Читать книгу «Николай Васильевич Гоголь. 1829–1842. Очерк из истории русской повести и драмы» онлайн полностью📖 — Нестора Котляревского — MyBook.

Рассуждать так было, конечно, нетрудно, и критик знал, что теоретически он совершенно прав, что лучше иметь свое, чем подражать чужому. Но художнику эти замечания критика, при всей их убедительности, приносили мало пользы, так как заставить себя быть «народным» художнику было невозможно: все зависело от степени таланта, но и кроме таланта нужна была еще школа и опыт: наша же культурная жизнь была еще слишком молода, чтобы найти себе сразу оригинальную форму и самобытное отражение в искусстве. Даже те немногие талантливые натуры, как, например, Батюшков, Жуковский, Крылов и Грибоедов, даже они, при всей силе их дарования, не сразу и не всегда могли освободиться от иноземного влияния и русскую действительность изображали либо редко, как, например, Батюшков и Жуковский, либо не совсем по-русски, как, например, Крылов и Грибоедов.

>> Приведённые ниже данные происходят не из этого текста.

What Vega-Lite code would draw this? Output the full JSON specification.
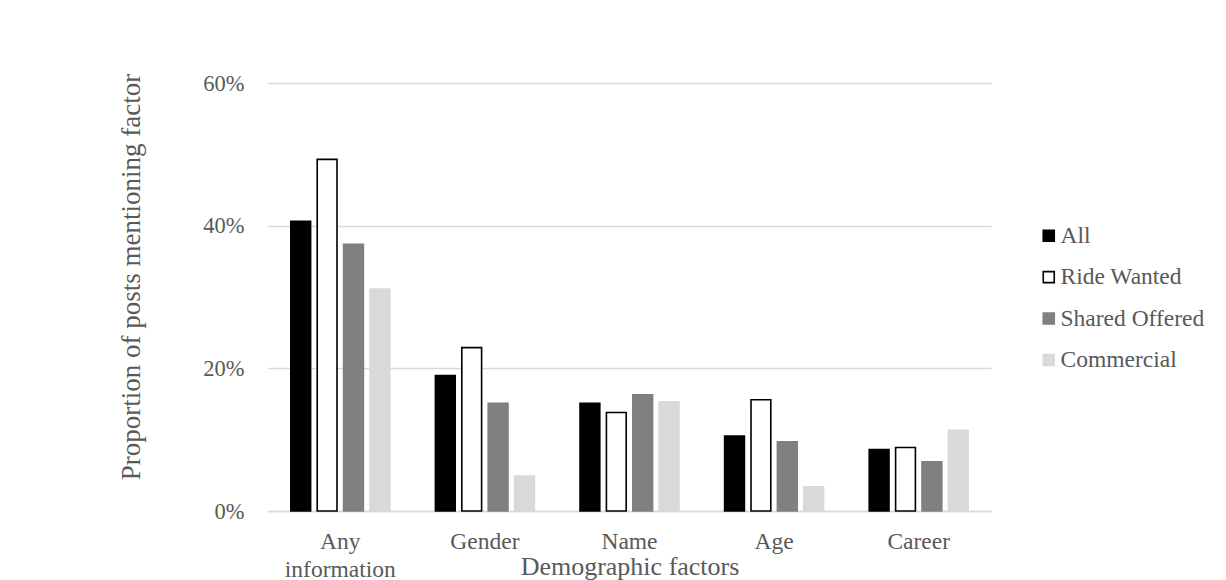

Когда же им удавалось взять верный самобытный тон, нарисовать правдивую русскую картину нравов, как это иногда делал Пушкин, то эта картина была так необычна, что критики сами не сразу научались ценить ее: так случилось, например, с «Евгением Онегиным».

Тем не менее критика продолжала твердить свое и требовать «народности». В 1823 году появилась маленькая книжечка О. Сомова, небезызвестного потом беллетриста; книжка была озаглавлена «О романтической поэзии»[23]; на нее обратили мало внимания, но она его заслуживала. Сомов был из числа первых наших беллетристов, которые в своих рассказах старались разрабатывать материал народных сказаний и поверий в более или менее реальной форме, т. е. стремились сохранить их колорит и наивность. Он принимал эту народность близко к сердцу и в своей книжке о романтизме поставил себе целью направить наше внимание на те богатства, которые кроются в нашей старине и которыми нужно воспользоваться именно в интересах «народного» нашего романтизма, а отнюдь не того подражательного, который ничего не дает для русского читателя.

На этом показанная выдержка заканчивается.